# Holsters for Taurus PT 24/7 pro



## texasflood51 (May 23, 2009)

Just bought my new 24/7 and was wondering what the best holster for it would be. I'm looking for a hip holster for when I'm at the range and an inside the pant holster for when I get my CHL. Please advise


----------



## jdeere9750 (Nov 28, 2008)

texasflood51 said:


> Just bought my new 24/7 and was wondering what the best holster for it would be. I'm looking for a hip holster for when I'm at the range and an inside the pant holster for when I get my CHL. Please advise


Welome to the forum.

I don't know what the "best" holster would be, but I'll throw you a few suggestions that I recently considered.

Galco makes several for that gun.
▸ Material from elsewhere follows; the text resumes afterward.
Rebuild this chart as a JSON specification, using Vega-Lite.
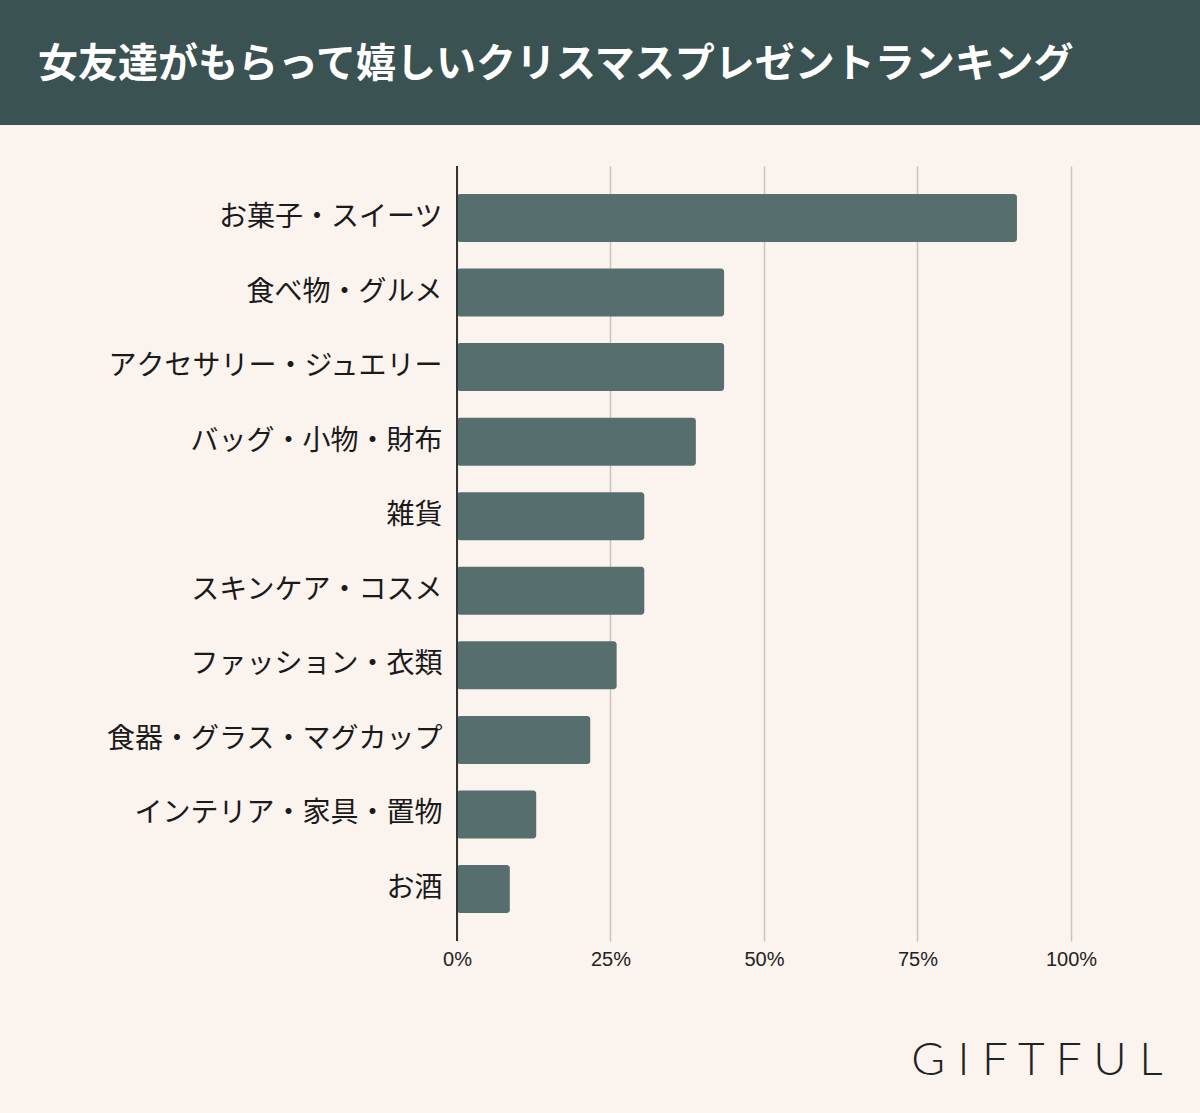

See http://www.usgalco.com/HolsterPG2.asp

If you like plastic better than leather, Fobus might be of interest: http://www.fobusholster.com/catalog/Holsters-1-1.html

Here's what I just got for my PT111: http://www.highnoonholsters.com/Product_Line/Split_Decision/split_decision.html

The Crossbreed SuperTuck is another good one worth looking at: http://www.crossbreedholsters.com/beltslide.html

These certainly aren't all of them, but they might be something to chew on 'till you get some more suggestions. Good luck. :smt023


----------



## PT92MJ (Jul 2, 2009)

There are several possibilities for holsters. Do an Internet search for holsters for 24/ 7 Pro. Just a few to get started:
Fobus (Plastic, not leather)
Galco
Safariland
UncleMikes
just to name a few.
It all depends upon budget, what type of material you are looking for and how you want to wear it. Inside waistband, on a belt, paddle style, shoulder holster, etc.


----------